PHILIPPINE NEWS SERVICE — CHIEF Justice Reynato Puno has declined to chair the “Council for Moral Revolution” whose proponent, ousted Speaker Jose de Venecia, is pushing as a step to rid the bureaucracy of graft and corruption.
Meanwhile, Malacañang is considering forming a National Reform Council to improve governance.
Puno politely declined De Venecia’s offer. “I wish to thank you and the others for electing me in absentia as chairman of the Council for Moral Revolution. While I agree with the need for moral transformation of all of us, I regret to decline the position in view of the inhibitions of my office as chief justice,” Puno said in a letter to De Venecia.
Supreme Court Public Information Office head lawyer Jose Midas Marquez said while Puno agreed that a “moral transformation in government is needed” he could not be an officer of the organization since the latter “may decide to call for the ouster of incumbent officials.”
Puno was elected Sunday night to head the organization which De Venecia and Senate President Manuel Villar organized.
De Venecia was elected interim secretary general with Bishop Leo Alconga of the Jesus Is Lord Movement as his deputy. Elected trustees were Manila Rep. Bienvenido Abante and his brother Reuben, both Baptist bishops, former Bulacan Rep. Willie Villarama, representing Bro. Mike Velarde of EL Shaddai, and Bishop Efren Perez of the Independent Bishops of the Philippines.
In Malacañang, Executive Secretary Eduardo Ermita was quick to clarify that the proposed reform council was not a reaction to the controversy surrounding the national broadband network or to De Venecia’s council.
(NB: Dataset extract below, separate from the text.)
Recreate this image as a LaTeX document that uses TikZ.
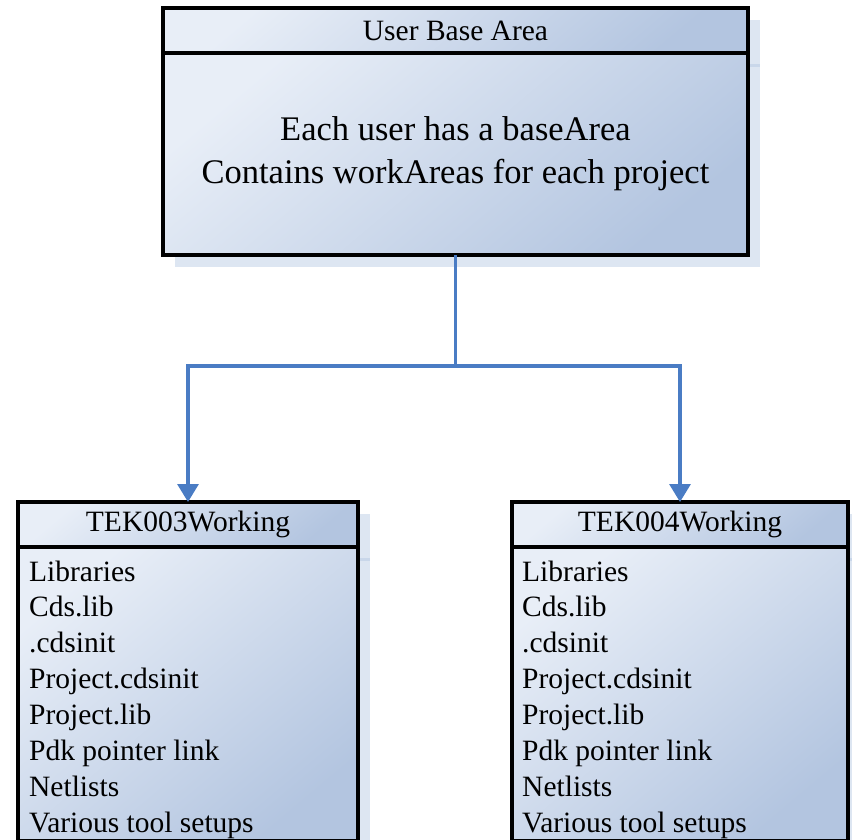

“We are not competing with anybody. We don’t have to focus on and relate everything to that [broadband deal] controversy. We can move even without it,” Ermita said.
Ermita also said that several organizations that are critical of the administration, have agreed to join the campaign to ensure transparency and prevent corruption in government.
Ermita said that in yesterday’s meeting of the Cabinet, President Arroyo expressed interest in Commission on Higher Education Chairman Romulo Neri’s concept of improving governance. The President asked Neri to prepare a position paper on his proposal.
“I cannot express the objective by myself but the sense is it is an effort in trying to improve governance. For now it’s just a concept,” Ermita said.
“Since Secretary Neri is a professor, being a member of the academe, he can easily assemble such a position paper,” he added.
There were calls for Neri to resign from the Cabinet and spill the beans on the alleged irregularities in the broadband deal.
Neri said he decided to stick it out with the government which he believes is the only capable institution to put in the social and political reforms he had been advocating for.
In a separate interview, Budget Secretary Rolando Andaya Jr., head of the Procurement Transparency Group, said several non-governmental organizations are helping the government prevent corruption.
Andaya said the Makati Business Club, the Bishops-Businessmen Conference of the Philippines, the Ateneo School of Government, as well as the Transparency and Accountability Network have agreed to help the monitor government projects.
“We have identified some 24 major government projects [that they can help monitor].”
Andaya said that while some of these organizations are critical of the administration, they have found a common interest.
“It [the idea of private groups helping government ensure transparency in government projects] is consistent with the President’s reform agenda and with what they [NGOs] want: reform in government. So there’s a common ground,” Andaya said.
Ermita said that in seeking the help of private groups, the President merely wanted to be sure that the process is followed and thus avoid any delays in the implementation of government projects.
“This is meant to show that everything is very transparent in the conduct of bidding, issuance of circular of requirements, etc.,” Ermita said.